## EXERCISE DESCRIPTION
Restate the material word for word and leave out anything that is a picture.

* START DATA LINES *

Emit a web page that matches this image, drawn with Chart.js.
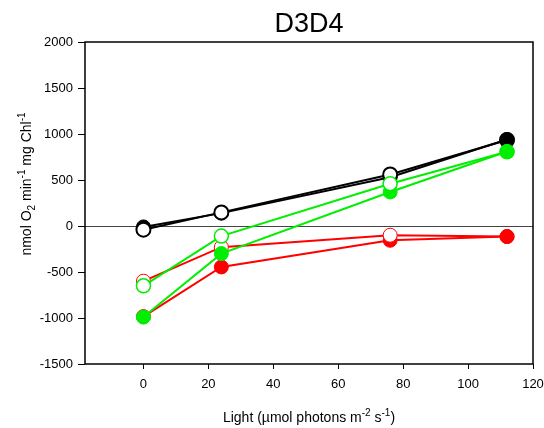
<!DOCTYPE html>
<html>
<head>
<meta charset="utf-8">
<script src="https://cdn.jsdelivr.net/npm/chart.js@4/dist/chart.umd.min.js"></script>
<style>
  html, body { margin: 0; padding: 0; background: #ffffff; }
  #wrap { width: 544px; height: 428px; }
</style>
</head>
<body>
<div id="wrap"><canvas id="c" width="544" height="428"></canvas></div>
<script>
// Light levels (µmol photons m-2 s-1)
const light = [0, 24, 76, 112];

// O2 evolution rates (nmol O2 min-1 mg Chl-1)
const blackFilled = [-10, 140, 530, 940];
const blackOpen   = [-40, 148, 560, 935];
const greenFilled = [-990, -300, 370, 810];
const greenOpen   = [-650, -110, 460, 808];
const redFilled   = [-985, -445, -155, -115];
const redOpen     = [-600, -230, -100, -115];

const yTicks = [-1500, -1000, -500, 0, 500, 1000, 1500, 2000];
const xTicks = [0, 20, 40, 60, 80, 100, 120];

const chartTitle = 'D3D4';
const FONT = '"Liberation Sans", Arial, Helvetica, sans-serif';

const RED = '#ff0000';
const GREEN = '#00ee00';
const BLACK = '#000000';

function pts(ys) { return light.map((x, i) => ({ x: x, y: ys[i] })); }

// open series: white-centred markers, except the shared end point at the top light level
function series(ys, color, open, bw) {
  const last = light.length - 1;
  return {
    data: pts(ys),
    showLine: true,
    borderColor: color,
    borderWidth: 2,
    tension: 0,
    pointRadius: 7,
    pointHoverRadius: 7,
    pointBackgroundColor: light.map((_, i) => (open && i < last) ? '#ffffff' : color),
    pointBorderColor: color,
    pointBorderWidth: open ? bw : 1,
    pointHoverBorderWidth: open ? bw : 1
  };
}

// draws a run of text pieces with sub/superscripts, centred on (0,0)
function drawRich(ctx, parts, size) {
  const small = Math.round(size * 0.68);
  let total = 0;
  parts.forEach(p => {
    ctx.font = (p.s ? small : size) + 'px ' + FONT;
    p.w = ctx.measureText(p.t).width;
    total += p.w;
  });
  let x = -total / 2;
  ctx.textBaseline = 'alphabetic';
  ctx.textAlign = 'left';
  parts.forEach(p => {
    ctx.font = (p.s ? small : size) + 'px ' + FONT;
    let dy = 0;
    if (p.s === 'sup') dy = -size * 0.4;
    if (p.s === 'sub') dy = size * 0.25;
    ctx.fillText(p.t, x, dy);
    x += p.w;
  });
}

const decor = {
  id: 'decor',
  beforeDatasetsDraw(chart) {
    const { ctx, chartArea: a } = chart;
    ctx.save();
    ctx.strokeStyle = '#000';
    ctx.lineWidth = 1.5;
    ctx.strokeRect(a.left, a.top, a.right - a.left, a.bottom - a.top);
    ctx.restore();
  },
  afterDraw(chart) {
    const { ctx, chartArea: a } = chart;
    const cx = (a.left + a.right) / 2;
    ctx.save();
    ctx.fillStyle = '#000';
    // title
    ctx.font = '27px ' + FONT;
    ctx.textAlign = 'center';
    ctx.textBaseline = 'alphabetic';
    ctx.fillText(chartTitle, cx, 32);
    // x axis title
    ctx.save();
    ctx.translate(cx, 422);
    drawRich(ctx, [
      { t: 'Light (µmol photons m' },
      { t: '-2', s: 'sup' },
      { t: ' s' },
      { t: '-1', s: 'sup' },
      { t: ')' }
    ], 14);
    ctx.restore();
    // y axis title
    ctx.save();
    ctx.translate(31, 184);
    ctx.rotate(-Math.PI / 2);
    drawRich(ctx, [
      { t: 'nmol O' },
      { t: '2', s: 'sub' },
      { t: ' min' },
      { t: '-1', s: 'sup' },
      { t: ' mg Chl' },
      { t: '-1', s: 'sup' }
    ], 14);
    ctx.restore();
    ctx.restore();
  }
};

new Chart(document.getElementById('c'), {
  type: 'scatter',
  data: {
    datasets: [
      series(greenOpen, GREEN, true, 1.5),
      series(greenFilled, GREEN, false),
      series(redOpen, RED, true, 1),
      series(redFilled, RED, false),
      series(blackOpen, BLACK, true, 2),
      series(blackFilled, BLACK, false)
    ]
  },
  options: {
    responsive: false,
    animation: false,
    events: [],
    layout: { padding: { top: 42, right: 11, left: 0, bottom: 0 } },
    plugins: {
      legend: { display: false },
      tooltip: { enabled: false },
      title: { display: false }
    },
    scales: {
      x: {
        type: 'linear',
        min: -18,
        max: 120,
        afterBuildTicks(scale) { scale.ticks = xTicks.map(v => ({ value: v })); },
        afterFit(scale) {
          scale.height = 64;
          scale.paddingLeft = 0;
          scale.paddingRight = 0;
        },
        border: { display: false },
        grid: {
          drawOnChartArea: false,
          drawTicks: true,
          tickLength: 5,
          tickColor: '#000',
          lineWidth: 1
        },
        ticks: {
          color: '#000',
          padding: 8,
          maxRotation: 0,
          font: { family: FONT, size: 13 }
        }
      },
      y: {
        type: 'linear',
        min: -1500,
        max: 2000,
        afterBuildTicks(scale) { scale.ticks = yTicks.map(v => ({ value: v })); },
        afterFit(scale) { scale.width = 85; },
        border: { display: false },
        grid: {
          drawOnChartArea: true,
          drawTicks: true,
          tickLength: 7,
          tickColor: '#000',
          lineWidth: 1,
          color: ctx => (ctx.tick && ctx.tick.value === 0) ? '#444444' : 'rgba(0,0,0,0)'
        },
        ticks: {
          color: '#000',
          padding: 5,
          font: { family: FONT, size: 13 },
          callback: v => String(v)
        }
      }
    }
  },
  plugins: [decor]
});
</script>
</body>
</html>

* END DATA LINES *

## ANSWER BELOW
Emit a web page that matches this image, drawn with Chart.js.
<!DOCTYPE html>
<html>
<head>
<meta charset="utf-8">
<script src="https://cdn.jsdelivr.net/npm/chart.js@4/dist/chart.umd.min.js"></script>
<style>
  html, body { margin: 0; padding: 0; background: #ffffff; }
  #wrap { width: 544px; height: 428px; }
</style>
</head>
<body>
<div id="wrap"><canvas id="c" width="544" height="428"></canvas></div>
<script>
// Light levels (µmol photons m-2 s-1)
const light = [0, 24, 76, 112];

// O2 evolution rates (nmol O2 min-1 mg Chl-1)
const blackFilled = [-10, 140, 530, 940];
const blackOpen   = [-40, 148, 560, 935];
const greenFilled = [-990, -300, 370, 810];
const greenOpen   = [-650, -110, 460, 808];
const redFilled   = [-985, -445, -155, -115];
const redOpen     = [-600, -230, -100, -115];

const yTicks = [-1500, -1000, -500, 0, 500, 1000, 1500, 2000];
const xTicks = [0, 20, 40, 60, 80, 100, 120];

const chartTitle = 'D3D4';
const FONT = '"Liberation Sans", Arial, Helvetica, sans-serif';

const RED = '#ff0000';
const GREEN = '#00ee00';
const BLACK = '#000000';

function pts(ys) { return light.map((x, i) => ({ x: x, y: ys[i] })); }

// open series: white-centred markers, except the shared end point at the top light level
function series(ys, color, open, bw) {
  const last = light.length - 1;
  return {
    data: pts(ys),
    showLine: true,
    borderColor: color,
    borderWidth: 2,
    tension: 0,
    pointRadius: 7,
    pointHoverRadius: 7,
    pointBackgroundColor: light.map((_, i) => (open && i < last) ? '#ffffff' : color),
    pointBorderColor: color,
    pointBorderWidth: open ? bw : 1,
    pointHoverBorderWidth: open ? bw : 1
  };
}

// draws a run of text pieces with sub/superscripts, centred on (0,0)
function drawRich(ctx, parts, size) {
  const small = Math.round(size * 0.68);
  let total = 0;
  parts.forEach(p => {
    ctx.font = (p.s ? small : size) + 'px ' + FONT;
    p.w = ctx.measureText(p.t).width;
    total += p.w;
  });
  let x = -total / 2;
  ctx.textBaseline = 'alphabetic';
  ctx.textAlign = 'left';
  parts.forEach(p => {
    ctx.font = (p.s ? small : size) + 'px ' + FONT;
    let dy = 0;
    if (p.s === 'sup') dy = -size * 0.4;
    if (p.s === 'sub') dy = size * 0.25;
    ctx.fillText(p.t, x, dy);
    x += p.w;
  });
}

const decor = {
  id: 'decor',
  beforeDatasetsDraw(chart) {
    const { ctx, chartArea: a } = chart;
    ctx.save();
    ctx.strokeStyle = '#000';
    ctx.lineWidth = 1.5;
    ctx.strokeRect(a.left, a.top, a.right - a.left, a.bottom - a.top);
    ctx.restore();
  },
  afterDraw(chart) {
    const { ctx, chartArea: a } = chart;
    const cx = (a.left + a.right) / 2;
    ctx.save();
    ctx.fillStyle = '#000';
    // title
    ctx.font = '27px ' + FONT;
    ctx.textAlign = 'center';
    ctx.textBaseline = 'alphabetic';
    ctx.fillText(chartTitle, cx, 32);
    // x axis title
    ctx.save();
    ctx.translate(cx, 422);
    drawRich(ctx, [
      { t: 'Light (µmol photons m' },
      { t: '-2', s: 'sup' },
      { t: ' s' },
      { t: '-1', s: 'sup' },
      { t: ')' }
    ], 14);
    ctx.restore();
    // y axis title
    ctx.save();
    ctx.translate(31, 184);
    ctx.rotate(-Math.PI / 2);
    drawRich(ctx, [
      { t: 'nmol O' },
      { t: '2', s: 'sub' },
      { t: ' min' },
      { t: '-1', s: 'sup' },
      { t: ' mg Chl' },
      { t: '-1', s: 'sup' }
    ], 14);
    ctx.restore();
    ctx.restore();
  }
};

new Chart(document.getElementById('c'), {
  type: 'scatter',
  data: {
    datasets: [
      series(greenOpen, GREEN, true, 1.5),
      series(greenFilled, GREEN, false),
      series(redOpen, RED, true, 1),
      series(redFilled, RED, false),
      series(blackOpen, BLACK, true, 2),
      series(blackFilled, BLACK, false)
    ]
  },
  options: {
    responsive: false,
    animation: false,
    events: [],
    layout: { padding: { top: 42, right: 11, left: 0, bottom: 0 } },
    plugins: {
      legend: { display: false },
      tooltip: { enabled: false },
      title: { display: false }
    },
    scales: {
      x: {
        type: 'linear',
        min: -18,
        max: 120,
        afterBuildTicks(scale) { scale.ticks = xTicks.map(v => ({ value: v })); },
        afterFit(scale) {
          scale.height = 64;
          scale.paddingLeft = 0;
          scale.paddingRight = 0;
        },
        border: { display: false },
        grid: {
          drawOnChartArea: false,
          drawTicks: true,
          tickLength: 5,
          tickColor: '#000',
          lineWidth: 1
        },
        ticks: {
          color: '#000',
          padding: 8,
          maxRotation: 0,
          font: { family: FONT, size: 13 }
        }
      },
      y: {
        type: 'linear',
        min: -1500,
        max: 2000,
        afterBuildTicks(scale) { scale.ticks = yTicks.map(v => ({ value: v })); },
        afterFit(scale) { scale.width = 85; },
        border: { display: false },
        grid: {
          drawOnChartArea: true,
          drawTicks: true,
          tickLength: 7,
          tickColor: '#000',
          lineWidth: 1,
          color: ctx => (ctx.tick && ctx.tick.value === 0) ? '#444444' : 'rgba(0,0,0,0)'
        },
        ticks: {
          color: '#000',
          padding: 5,
          font: { family: FONT, size: 13 },
          callback: v => String(v)
        }
      }
    }
  },
  plugins: [decor]
});
</script>
</body>
</html>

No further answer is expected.